- Provided material -
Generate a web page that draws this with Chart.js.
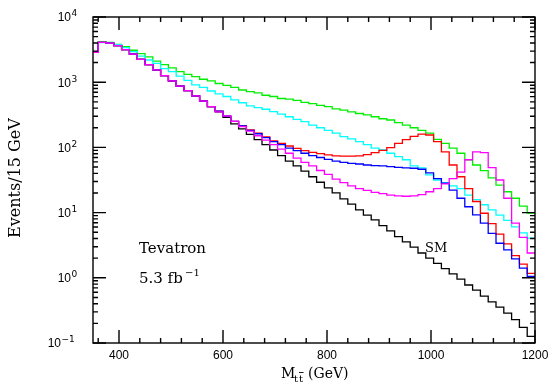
<!DOCTYPE html>
<html>
<head>
<meta charset="utf-8">
<script src="https://cdn.jsdelivr.net/npm/chart.js@4.4.1/dist/chart.umd.min.js"></script>
<style>
  html, body { margin: 0; padding: 0; background: #fff; }
  canvas { display: block; }
</style>
</head>
<body>
<canvas id="myChart" width="556" height="392"></canvas>
<script>
// 15 GeV bins, low edges 345 ... 1185, plus the last upper edge 1200
const binEdges = [345, 360, 375, 390, 405, 420, 435, 450, 465, 480, 495, 510, 525, 540, 555, 570, 585, 600,
  615, 630, 645, 660, 675, 690, 705, 720, 735, 750, 765, 780, 795, 810, 825, 840, 855, 870, 885, 900, 915,
  930, 945, 960, 975, 990, 1005, 1020, 1035, 1050, 1065, 1080, 1095, 1110, 1125, 1140, 1155, 1170, 1185, 1200];

const smValues = [2880, 4070, 3980, 3630, 3160, 2690, 2240, 1860, 1550, 1260,
  1050, 871, 741, 617, 513, 422, 351, 288, 229, 193,
  158, 132, 110, 91.2, 75.0, 61.7, 51.9, 43.2, 35.5, 29.2,
  24.0, 20.0, 16.2, 13.5, 11.0, 9.12, 7.76, 6.31, 5.25, 4.27,
  3.55, 2.95, 2.40, 2.00, 1.66, 1.38, 1.15, 0.955, 0.776, 0.646,
  0.525, 0.427, 0.355, 0.288, 0.229, 0.174, 0.126];

const greenValues = [2880, 4140, 4070, 3800, 3510, 3090, 2750, 2450, 2110, 1860,
  1660, 1450, 1320, 1220, 1110, 1050, 955, 891, 832, 759,
  716, 684, 631, 603, 562, 550, 525, 490, 468, 442,
  422, 389, 372, 351, 331, 316, 295, 275, 263, 240,
  219, 200, 182, 165, 133, 115, 97.7, 81.3, 64.6, 53.7,
  44.0, 34.0, 26.3, 20.9, 16.6, 12.6, 9.8];

const cyanValues = [2880, 4040, 4040, 3760, 3390, 2950, 2510, 2190, 1950, 1620,
  1450, 1240, 1070, 912, 832, 733, 661, 603, 537, 484,
  432, 407, 385, 355, 324, 295, 269, 248, 219, 200,
  182, 166, 146, 135, 123, 110, 97.7, 91.2, 81.3, 72.4,
  64.6, 51.9, 48.4, 38.0, 31.6, 28.8, 25.7, 23.4, 18.6, 15.8,
  13.2, 11.0, 9.12, 7.59, 6.03, 4.90, 4.07];

const redValues = [2880, 4070, 3980, 3630, 3160, 2690, 2240, 1860, 1550, 1260,
  1050, 871, 741, 617, 513, 422, 359, 302, 251, 214,
  186, 166, 145, 126, 115, 105, 96.6, 89.1, 84.1, 80.4,
  76.7, 74.1, 73.3, 73.3, 74.1, 77.6, 83.2, 90.2, 98.9, 115,
  132, 148, 160, 155, 123, 85.1, 53.7, 35.5, 23.4, 14.8,
  9.77, 6.76, 4.68, 3.31, 2.19, 1.62, 1.17];

const blueValues = [2880, 4070, 3980, 3630, 3160, 2690, 2240, 1860, 1550, 1260,
  1050, 871, 741, 617, 513, 422, 359, 302, 251, 214,
  182, 162, 141, 123, 110, 97.7, 89.1, 81.3, 75.0, 70.0,
  65.3, 61.7, 58.9, 56.9, 55.6, 53.7, 52.5, 51.9, 50.7, 49.5,
  48.4, 47.9, 46.2, 40.7, 33.1, 28.2, 22.1, 16.6, 12.3, 9.23,
  6.92, 4.79, 3.39, 2.69, 1.95, 1.41, 1.05];

const magentaValues = [2880, 4070, 3980, 3630, 3160, 2690, 2240, 1860, 1550, 1260,
  1050, 871, 741, 617, 513, 422, 351, 302, 251, 209,
  178, 151, 129, 110, 94.4, 81.3, 68.4, 58.9, 51.9, 44.2,
  38.5, 32.7, 28.8, 25.7, 23.4, 21.9, 20.4, 19.5, 18.6, 18.0,
  17.8, 18.0, 18.8, 20.9, 23.4, 27.5, 33.1, 41.7, 64.6, 85.1,
  83.2, 49.0, 31.6, 16.6, 6.92, 4.17, 2.40];

// axis ticks
const xTickValues = [360, 400, 440, 480, 520, 560, 600, 640, 680, 720, 760, 800, 840, 880, 920, 960,
  1000, 1040, 1080, 1120, 1160, 1200];
const xLabelValues = [400, 600, 800, 1000, 1200];
const yDecades = [0.1, 1, 10, 100, 1000, 10000];
const yExponents = ['\u22121', '0', '1', '2', '3', '4'];
const yMinorSteps = [2, 3, 4, 5, 6, 7, 8, 9];

function histPoints(values) {
  const pts = values.map((v, i) => ({ x: binEdges[i], y: v }));
  pts.push({ x: binEdges[binEdges.length - 1], y: values[values.length - 1] });
  return pts;
}

function hist(values, color, order) {
  return {
    data: histPoints(values),
    borderColor: color,
    borderWidth: 1.3,
    stepped: true,
    pointRadius: 0,
    fill: false,
    clip: 0,
    order: order
  };
}

const frame = {
  id: 'frame',
  afterDatasetsDraw(chart) {
    const { ctx, chartArea: a, scales: { x, y } } = chart;
    ctx.save();
    ctx.strokeStyle = '#000';
    ctx.lineWidth = 1.4;
    ctx.strokeRect(a.left, a.top, a.right - a.left, a.bottom - a.top);
    ctx.beginPath();
    xTickValues.forEach(v => {
      const px = x.getPixelForValue(v);
      const len = xLabelValues.includes(v) ? 13 : 5;
      ctx.moveTo(px, a.bottom); ctx.lineTo(px, a.bottom - len);
      ctx.moveTo(px, a.top); ctx.lineTo(px, a.top + len);
    });
    yDecades.forEach(d => {
      const py = y.getPixelForValue(d);
      ctx.moveTo(a.left, py); ctx.lineTo(a.left + 13, py);
      ctx.moveTo(a.right, py); ctx.lineTo(a.right - 13, py);
      if (d < 10000) {
        yMinorSteps.forEach(m => {
          const pm = y.getPixelForValue(d * m);
          ctx.moveTo(a.left, pm); ctx.lineTo(a.left + 5, pm);
          ctx.moveTo(a.right, pm); ctx.lineTo(a.right - 5, pm);
        });
      }
    });
    ctx.stroke();
    ctx.restore();
  },
  afterDraw(chart) {
    const { ctx, chartArea: a, scales: { x, y } } = chart;
    ctx.save();
    ctx.fillStyle = '#000';

    // x tick labels
    ctx.font = '12px "Liberation Sans"';
    ctx.textAlign = 'center';
    ctx.textBaseline = 'middle';
    xLabelValues.forEach(v => ctx.fillText(String(v), x.getPixelForValue(v), 356));

    // y tick labels 10^n
    ctx.textBaseline = 'middle';
    yDecades.forEach((d, i) => {
      const py = y.getPixelForValue(d);
      const exp = yExponents[i];
      const baseRight = exp.length > 1 ? 61 : 71;
      ctx.font = '12px "Liberation Sans"';
      ctx.textAlign = 'right';
      ctx.fillText('10', baseRight, py + 1);
      ctx.font = '9px "DejaVu Sans"';
      ctx.textAlign = 'left';
      ctx.fillText(exp, baseRight + 0.5, py - 3);
    });

    // axis titles
    ctx.font = '16px "DejaVu Serif"';
    ctx.textAlign = 'center';
    ctx.textBaseline = 'alphabetic';
    ctx.save();
    ctx.translate(20, 178);
    ctx.rotate(-Math.PI / 2);
    ctx.fillText('Events/15 GeV', 0, 0);
    ctx.restore();

    ctx.textAlign = 'left';
    ctx.font = '14px "DejaVu Serif"';
    ctx.fillText('M', 281, 378);
    ctx.font = '10px "DejaVu Serif"';
    ctx.fillText('t', 294, 382);
    ctx.fillText('t', 299, 382);
    ctx.beginPath();
    ctx.lineWidth = 0.9;
    ctx.moveTo(299, 372.5); ctx.lineTo(303.5, 372.5);
    ctx.stroke();
    ctx.font = '14px "DejaVu Serif"';
    ctx.fillText('(GeV)', 308, 378);

    // annotations
    ctx.font = '15px "DejaVu Serif"';
    ctx.fillText('Tevatron', 139, 253);
    ctx.fillText('5.3 fb', 139, 283);
    ctx.font = '10px "DejaVu Serif"';
    ctx.fillText('\u22121', 185, 276);
    ctx.font = '13px "DejaVu Serif"';
    ctx.fillText('SM', 425, 252);
    ctx.restore();
  }
};

new Chart(document.getElementById('myChart'), {
  type: 'line',
  data: {
    datasets: [
      hist(smValues, '#000000', 6),
      hist(greenValues, '#00ee00', 5),
      hist(cyanValues, '#00ffff', 4),
      hist(redValues, '#ff0000', 3),
      hist(blueValues, '#0000ff', 2),
      hist(magentaValues, '#ff00ff', 1)
    ]
  },
  options: {
    responsive: false,
    devicePixelRatio: 1,
    animation: false,
    layout: { padding: { left: 93, right: 21, top: 17, bottom: 49 } },
    scales: {
      x: { type: 'linear', min: 350, max: 1200, display: false },
      y: { type: 'logarithmic', min: 0.1, max: 10000, display: false }
    },
    plugins: {
      legend: { display: false },
      tooltip: { enabled: false }
    }
  },
  plugins: [frame]
});
</script>
</body>
</html>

- What you are asked to do -
Reproduce the material above from its first line through the line containing "0.525, 0.427, 0.355, 0.288, 0.229, 0.174, 0.126];", both ends included, and skip every picture.

- Exercise answer -
Generate a web page that draws this with Chart.js.
<!DOCTYPE html>
<html>
<head>
<meta charset="utf-8">
<script src="https://cdn.jsdelivr.net/npm/chart.js@4.4.1/dist/chart.umd.min.js"></script>
<style>
  html, body { margin: 0; padding: 0; background: #fff; }
  canvas { display: block; }
</style>
</head>
<body>
<canvas id="myChart" width="556" height="392"></canvas>
<script>
// 15 GeV bins, low edges 345 ... 1185, plus the last upper edge 1200
const binEdges = [345, 360, 375, 390, 405, 420, 435, 450, 465, 480, 495, 510, 525, 540, 555, 570, 585, 600,
  615, 630, 645, 660, 675, 690, 705, 720, 735, 750, 765, 780, 795, 810, 825, 840, 855, 870, 885, 900, 915,
  930, 945, 960, 975, 990, 1005, 1020, 1035, 1050, 1065, 1080, 1095, 1110, 1125, 1140, 1155, 1170, 1185, 1200];

const smValues = [2880, 4070, 3980, 3630, 3160, 2690, 2240, 1860, 1550, 1260,
  1050, 871, 741, 617, 513, 422, 351, 288, 229, 193,
  158, 132, 110, 91.2, 75.0, 61.7, 51.9, 43.2, 35.5, 29.2,
  24.0, 20.0, 16.2, 13.5, 11.0, 9.12, 7.76, 6.31, 5.25, 4.27,
  3.55, 2.95, 2.40, 2.00, 1.66, 1.38, 1.15, 0.955, 0.776, 0.646,
  0.525, 0.427, 0.355, 0.288, 0.229, 0.174, 0.126];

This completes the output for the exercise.